Jurang Orang Kaya dan Miskin RI Lebih Buruk dari Negara Ini

Ketimpangan antara orang kaya dan miskin‎ meningkat dari 0,30 persen (2000) menjadi 0,41 persen (2014) dan melebar tahun ini 0,42 persen.

oleh Fiki Ariyanti diperbarui 08 Des 2015, 12:28 WIB
Diterbitkan 08 Des 2015, 12:28 WIB
Beginilah Aktivitas Warga Miskin Di Pinggiran Jakarta
Kehidupan di Kampung Dadap, sebagian besar warganya hidup di bawah garis kemiskinan. Mata pencarian mereka sebagian besar menjadi nelayan, Banten, sabtu (6/9/2014) (Liputan6.com/Johan Tallo)

Liputan6.com, Jakarta Indonesia mempunyai peluang besar menjadi negara makmur sedunia.

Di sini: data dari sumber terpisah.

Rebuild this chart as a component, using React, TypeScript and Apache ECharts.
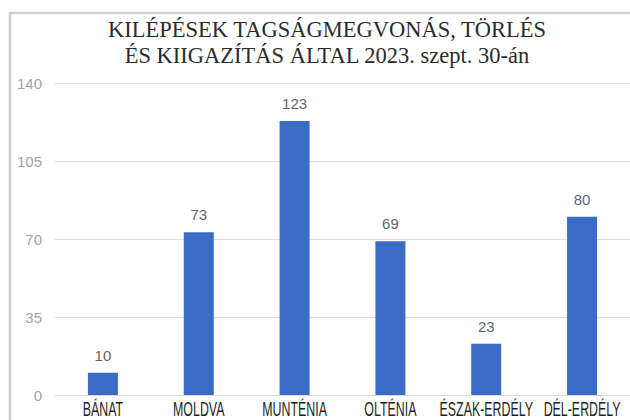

Sayangnya, ramalan baik ini harus terganjal kondisi ketimpangan antara orang kaya dan miskin (rasio gini) yang kian melebar di Republik ini.

Bahkan, rasio gini tersebut diklaim lebih buruk dari Ethiopia, negara yang masuk dalam jajaran negara termiskin di dunia.

Kepala Perwakilan Bank Dunia di Indonesia, Rodrigo Chaves, ‎mengungkapkan Indonesia mengalami kemajuan cukup pesat dengan rata-rata pertumbuhan 5,4 persen per tahun. Namun
‎ketimpangan antara orang kaya dan miskin‎ meningkat dari 0,30 persen (2000) menjadi 0,41 persen (2014) dan melebar di tahun ini 0,42 persen.  

"Ketimpangan ini berdampak negatif menghalangi pertumbuhan ekonomi nasional dengan risiko peningkatan ‎konflik sosial karena terlalu banyak masyarakat Indonesia yang tertinggal. Potensi mereka yang hilang juga menghilangkan potensi Indonesia sebagai negara paling makmur di dunia," ujar Chaves di Ballroom XXI Djakarta Theater, Jakarta, Selasa (8/12/2015).

Potensi tersebut harus diiringi dengan pemerataan kesejahteraan masyarakat Indonesia. Masyarakat Indonesia hanya menginginkan keadilan pemerintah untuk meningkatkan kesejahteraan masyarakat golongan rentan miskin dan miskin saat masyarakat kelas menengah ke atas menikmati kemajuan maupun pertumbuhan negara ini.


"Sebab rasio gini kita sama dengan Negara Pantai Gading dan Uganda, tapi lebih buruk dari India dan Ethiopia‎. Masyarakat Indonesia terjebak dalam pekerjaan kasar berpenghasilan rendah, sehingga pertumbuhan ekonomi rendah dalam beberapa tahun terakhir," ia menjelaskan.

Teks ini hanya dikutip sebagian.